** start DATASET RECORDS **

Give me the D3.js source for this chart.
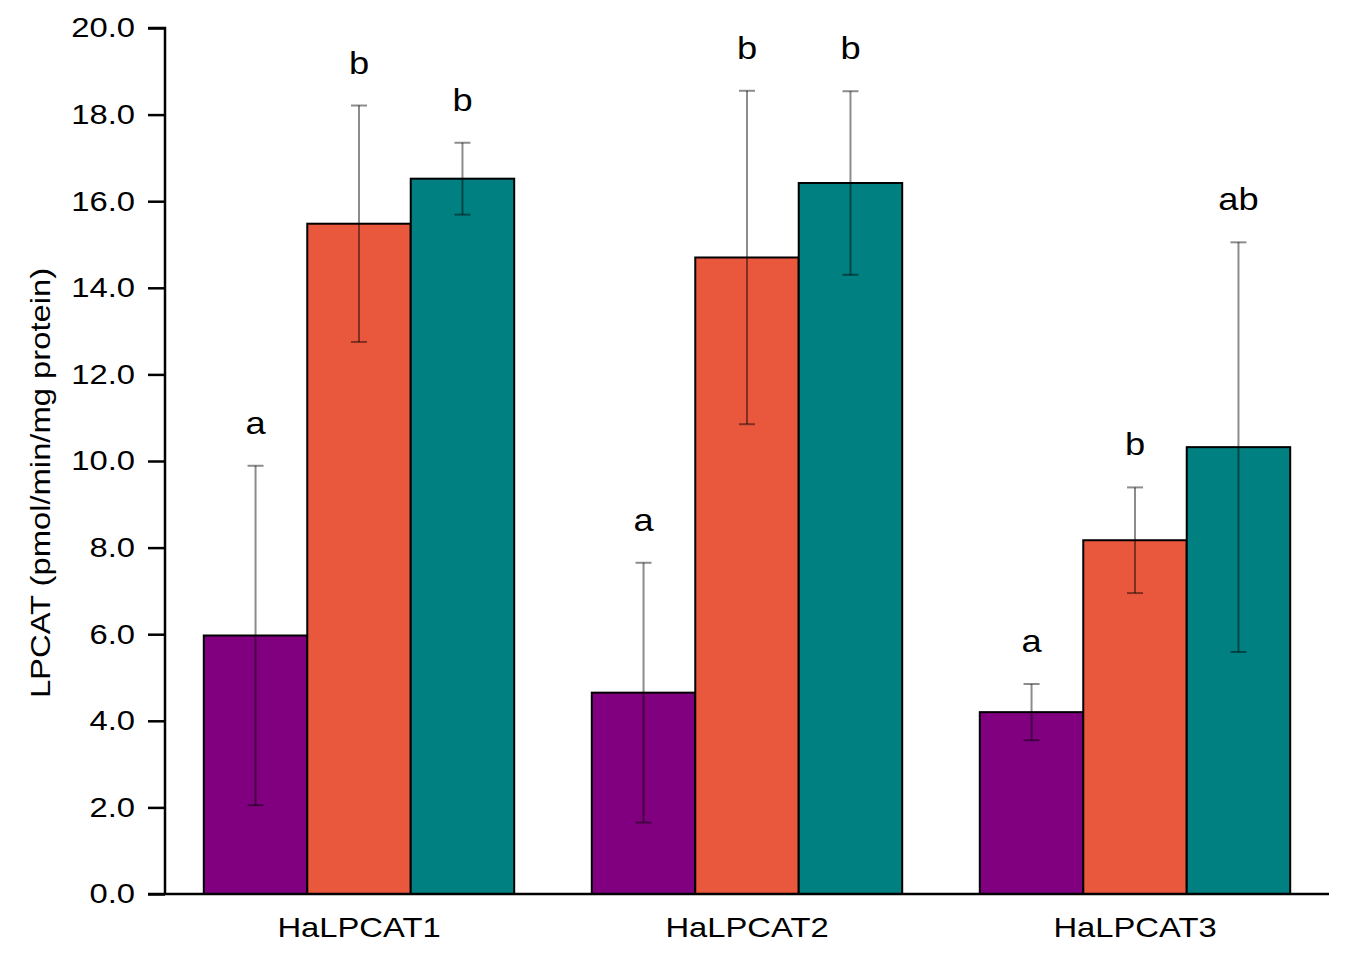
<!DOCTYPE html>
<html lang="en">
<head>
<meta charset="UTF-8">
<title>LPCAT</title>
<script src="https://cdn.jsdelivr.net/npm/d3@7"></script>
<style>
  * { margin: 0; padding: 0; }
  body { background: #fff; }
  text { font-family: "Liberation Sans", Arial, sans-serif; fill: #000; }
</style>
</head>
<body>
<script>
  const width = 1350
  const height = 957

  // data
  const categories = ['HaLPCAT1', 'HaLPCAT2', 'HaLPCAT3']
  const series = ['s1', 's2', 's3']
  const colors = ['#800080', '#E9573D', '#008080']
  const means = [
    [5.97, 15.48, 16.52],
    [4.65, 14.70, 16.42],
    [4.20, 8.17, 10.32]
  ]
  const errors = [
    [3.92, 2.73, 0.83],
    [3.00, 3.85, 2.12],
    [0.65, 1.22, 4.73]
  ]
  const letters = [
    ['a', 'b', 'b'],
    ['a', 'b', 'b'],
    ['a', 'b', 'ab']
  ]
  const yTicks = [0, 2, 4, 6, 8, 10, 12, 14, 16, 18, 20]

  const margin = { left: 165, right: 21, top: 28, bottom: 63 }
  // the original text is drawn a bit wider than Arial
  const sx = 1.17

  const svg = d3.select('body').append('svg')
    .attr('width', width)
    .attr('height', height)

  const x0 = d3.scaleBand()
    .domain(categories)
    .range([margin.left, width - margin.right])
    .paddingInner(0.2)
    .paddingOuter(0.1)

  const x1 = d3.scaleBand()
    .domain(series)
    .range([0, x0.bandwidth()])

  const y = d3.scaleLinear()
    .domain([0, 20])
    .range([height - margin.bottom, margin.top])

  // move x/y into a transform so the text can be widened in place
  function stretch(sel) {
    sel.each(function () {
      const t = d3.select(this)
      const tx = +t.attr('x') || 0
      const ty = +t.attr('y') || 0
      t.attr('x', 0).attr('y', 0)
        .attr('transform', 'translate(' + tx + ',' + ty + ') scale(' + sx + ',1)')
    })
  }

  // flatten rows for drawing
  const rows = []
  categories.forEach((c, i) => {
    series.forEach((s, j) => {
      rows.push({ cat: c, s: s, j: j, v: means[i][j], e: errors[i][j], l: letters[i][j] })
    })
  })

  svg.selectAll('.bar')
    .data(rows)
    .enter()
    .append('rect')
    .attr('class', 'bar')
    .attr('x', d => x0(d.cat) + x1(d.s))
    .attr('y', d => y(d.v))
    .attr('width', x1.bandwidth())
    .attr('height', d => y(0) - y(d.v))
    .attr('fill', d => colors[d.j])
    .attr('stroke', '#000')
    .attr('stroke-width', 2)

  // error bars
  const cap = 8
  const eb = svg.selectAll('.err')
    .data(rows)
    .enter()
    .append('g')
    .attr('class', 'err')
    .attr('stroke', '#000')
    .attr('stroke-opacity', 0.45)
    .attr('stroke-width', 2)

  const cx = d => x0(d.cat) + x1(d.s) + x1.bandwidth() / 2
  eb.append('line')
    .attr('x1', cx).attr('x2', cx)
    .attr('y1', d => y(d.v + d.e)).attr('y2', d => y(d.v - d.e))
  eb.append('line')
    .attr('x1', d => cx(d) - cap).attr('x2', d => cx(d) + cap)
    .attr('y1', d => y(d.v + d.e)).attr('y2', d => y(d.v + d.e))
  eb.append('line')
    .attr('x1', d => cx(d) - cap).attr('x2', d => cx(d) + cap)
    .attr('y1', d => y(d.v - d.e)).attr('y2', d => y(d.v - d.e))

  // significance letters
  svg.selectAll('.letter')
    .data(rows)
    .enter()
    .append('text')
    .attr('class', 'letter')
    .attr('x', cx)
    .attr('y', d => y(d.v + d.e) - 32)
    .attr('text-anchor', 'middle')
    .attr('font-size', 31)
    .text(d => d.l)
    .call(stretch)

  // axes
  const yAxis = d3.axisLeft(y)
    .tickValues(yTicks)
    .tickFormat(d3.format('.1f'))
    .tickSize(17)
    .tickPadding(13)

  const gy = svg.append('g')
    .attr('transform', 'translate(' + margin.left + ',0)')
    .call(yAxis)
  gy.select('.domain').attr('stroke-width', 2.5).attr('d', 'M-17,' + y(20) + 'H0V' + y(0))
  gy.selectAll('.tick line').attr('stroke-width', 2.5)
  gy.selectAll('.tick text').attr('font-size', 28).call(stretch)

  const xAxis = d3.axisBottom(x0).tickSize(0).tickPadding(23)
  const gx = svg.append('g')
    .attr('transform', 'translate(0,' + y(0) + ')')
    .call(xAxis)
  gx.select('.domain').attr('stroke-width', 2.5)
    .attr('d', 'M' + (margin.left - 17) + ',0H' + (width - margin.right))
  gx.selectAll('.tick text').attr('font-size', 28).call(stretch)

  svg.append('text')
    .attr('transform', 'translate(50,' + ((y(0) + y(20)) / 2 + 22) + ') rotate(-90) scale(' + sx + ',1)')
    .attr('text-anchor', 'middle')
    .attr('font-size', 28)
    .text('LPCAT (pmol/min/mg protein)')
</script>
</body>
</html>
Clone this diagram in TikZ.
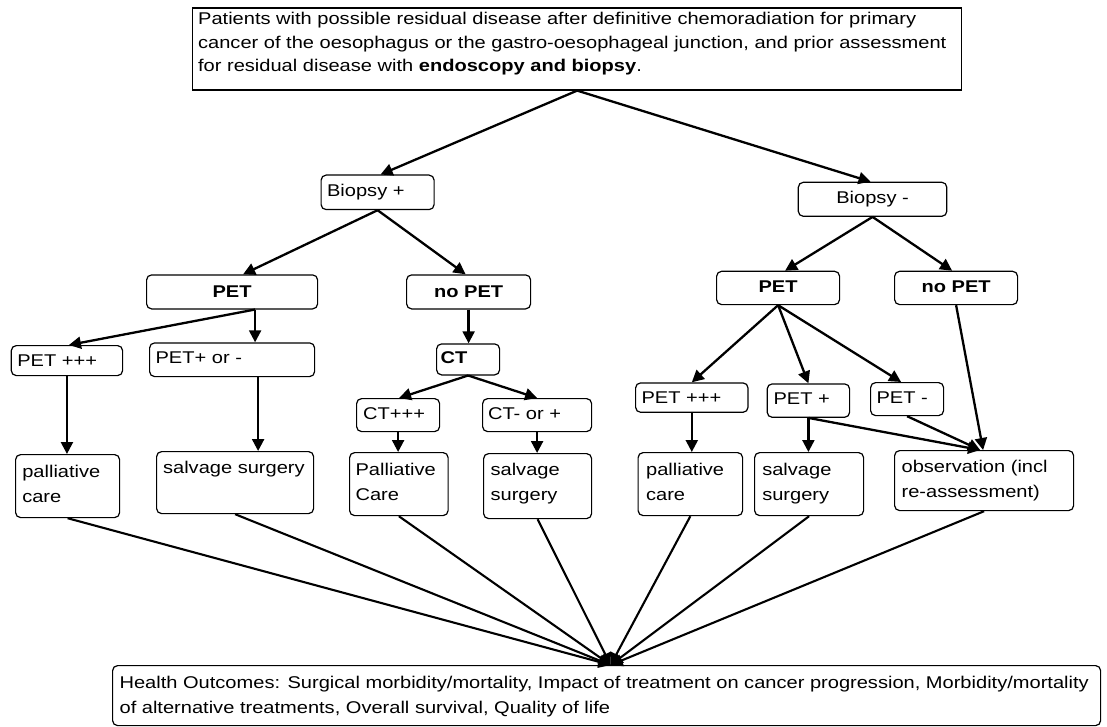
\documentclass[tikz,border=0pt]{standalone}
\usepackage{fontspec}
\setmainfont{Liberation Sans}[FakeStretch=1.18]
\usetikzlibrary{arrows.meta}
% box content: width, height, first-baseline, left inset, text
\newcommand{\bxl}[5]{\parbox[c][#2pt][t]{#1pt}{\leftskip=#4pt\rightskip=0pt plus 1fil\baselineskip=25pt\rule{0pt}{#3pt}#5}}
\newcommand{\bxc}[4]{\parbox[c][#2pt][t]{#1pt}{\centering\baselineskip=25pt\rule{0pt}{#3pt}#4}}
\tikzset{
  rbox/.style={draw, rounded corners=5pt, line width=1.2pt, inner sep=0pt, anchor=north west},
  sbox/.style={draw, line width=1.3pt, inner sep=0pt, anchor=north west},
  arr/.style={line width=2.3pt, -{Triangle[length=12pt,width=12pt]}},
  arrb/.style={line width=2.1pt, -{Triangle[length=12pt,width=12pt]}},
}
\begin{document}
\begin{tikzpicture}[x=1pt,y=-1pt, font=\fontsize{17}{25}\selectfont]
\useasboundingbox (0,0) rectangle (1107,727);
% top
\node[sbox] (top) at (192,7.3) {\parbox[c][82pt][t]{769pt}{\leftskip=5.5pt\rightskip=0pt plus 1fil\baselineskip=23.4pt\rule{0pt}{17pt}Patients with possible residual disease after definitive chemoradiation for primary\\cancer of the oesophagus or the gastro-oesophageal junction, and prior assessment\\for residual disease with \textbf{endoscopy and biopsy}.}};
% level 1
\node[rbox] (bp) at (320.5,174.5) {\bxl{113}{34.5}{21.3}{6}{Biopsy +}};
\node[rbox] (bm) at (797.7,181.7) {\bxc{148.5}{34}{21.5}{Biopsy -}};
% level 2
\node[rbox] (petL) at (146,274.3) {\bxc{171}{34}{23}{\textbf{PET}}};
\node[rbox] (nopetL) at (406,274.3) {\bxc{124}{34}{23}{\textbf{no PET}}};
\node[rbox] (petR) at (716,270.7) {\bxc{123}{33.3}{21}{\textbf{PET}}};
\node[rbox] (nopetR) at (894,270.7) {\bxc{123}{33.3}{21}{\textbf{no PET}}};
% level 3
\node[rbox] (ppL) at (10.7,345) {\bxl{111.3}{30}{21}{6}{PET +++}};
\node[rbox] (pomL) at (149,342.3) {\bxl{165}{33.7}{21}{6}{PET+ or -}};
\node[rbox] (ct) at (436,343.3) {\bxl{63}{31}{20}{4}{\textbf{CT}}};
\node[rbox] (ctp) at (356,398) {\bxl{83}{33}{21.3}{6.5}{CT+++}};
\node[rbox] (ctm) at (482,398) {\bxl{109}{33}{21}{5.5}{CT- or +}};
\node[rbox] (ppR) at (635,382.3) {\bxl{112.4}{29.4}{20.4}{6}{PET +++}};
\node[rbox] (pR) at (766.6,383.3) {\bxl{82.4}{33.4}{21}{6.4}{PET +}};
\node[rbox] (mR) at (870,382) {\bxl{73}{33}{20.7}{6}{PET -}};
% level 4
\node[rbox] (palL) at (15,454) {\bxl{104}{63}{22.7}{6.7}{palliative\\care}};
\node[rbox] (salL) at (156,451) {\bxl{157}{62}{22}{6.5}{salvage surgery}};
\node[rbox] (palM) at (349,452) {\bxl{98.5}{63}{23}{6}{Palliative\\Care}};
\node[rbox] (salM) at (483,453) {\bxl{108}{65}{22}{7}{salvage\\surgery}};
\node[rbox] (palR) at (637.5,452) {\bxl{104.5}{63}{23}{8}{palliative\\care}};
\node[rbox] (salR) at (754,452) {\bxl{109}{63}{23}{7.7}{salvage\\surgery}};
\node[rbox] (obs) at (894,450) {\bxl{179}{60}{21.7}{7}{observation (incl\\re-assessment)}};
% outcomes
\node[rbox] (hb) at (112,665) {\bxl{988}{60}{22.7}{7}{Health Outcomes: Surgical morbidity/mortality, Impact of treatment on cancer progression, Morbidity/mortality\\of alternative treatments, Overall survival, Quality of life}};
\coordinate (conv) at ([xshift=4pt]hb.north);
\coordinate (obsin) at ([xshift=-4pt]obs.north);
% connectors
\draw[arr] (top.south) -- ([xshift=3pt]bp.north);
\draw[arr] (top.south) -- ([xshift=-2pt]bm.north);
\draw[arr] (bp.south) -- ([xshift=11pt]petL.north);
\draw[arr] (bp.south) -- ([xshift=-3pt]nopetL.north);
\draw[arr] (bm.south) -- ([xshift=7pt]petR.north);
\draw[arr] (bm.south) -- ([xshift=-4pt]nopetR.north);
\draw[arr] ([xshift=23pt]petL.south) -- ([xshift=2pt]ppL.north);
\draw[arr] ([xshift=23pt]petL.south) -- ([xshift=23pt]petL.south |- pomL.north);
\draw[arr] (ppL.south) -- (ppL.south |- palL.north);
\draw[arr] ([xshift=26pt]pomL.south) -- ([xshift=26pt]pomL.south |- salL.north);
\draw[arr] (nopetL.south) -- (nopetL.south |- ct.north);
\draw[arr] (ct.south) -- ([xshift=1pt]ctp.north);
\draw[arr] (ct.south) -- (ctm.north);
\draw[arr] (ctp.south) -- (ctp.south |- palM.north);
\draw[arr] (ctm.south) -- (ctm.south |- salM.north);
\draw[arr] (petR.south) -- (ppR.north);
\draw[arr] (petR.south) -- (pR.north);
\draw[arr] (petR.south) -- ([xshift=-6pt]mR.north);
\draw[arr] (ppR.south) -- (ppR.south |- palR.north);
\draw[arr] (pR.south) -- (pR.south |- salR.north);
\draw[arr] (pR.south) -- (obsin);
\draw[arr] (mR.south) -- (obsin);
\draw[arr] (nopetR.south) -- ([xshift=-1pt]obs.north);
\foreach \n in {palL,salL,palM,salM,palR,salR,obs}
  \draw[arrb] (\n.south) -- (conv);
\end{tikzpicture}
\end{document}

** end DATASET RECORDS **

With the pictures left out, restate word for word every line of the data above, from the first down to the line that contains "const height = 957".

Give me the D3.js source for this chart.
<!DOCTYPE html>
<html lang="en">
<head>
<meta charset="UTF-8">
<title>LPCAT</title>
<script src="https://cdn.jsdelivr.net/npm/d3@7"></script>
<style>
  * { margin: 0; padding: 0; }
  body { background: #fff; }
  text { font-family: "Liberation Sans", Arial, sans-serif; fill: #000; }
</style>
</head>
<body>
<script>
  const width = 1350
  const height = 957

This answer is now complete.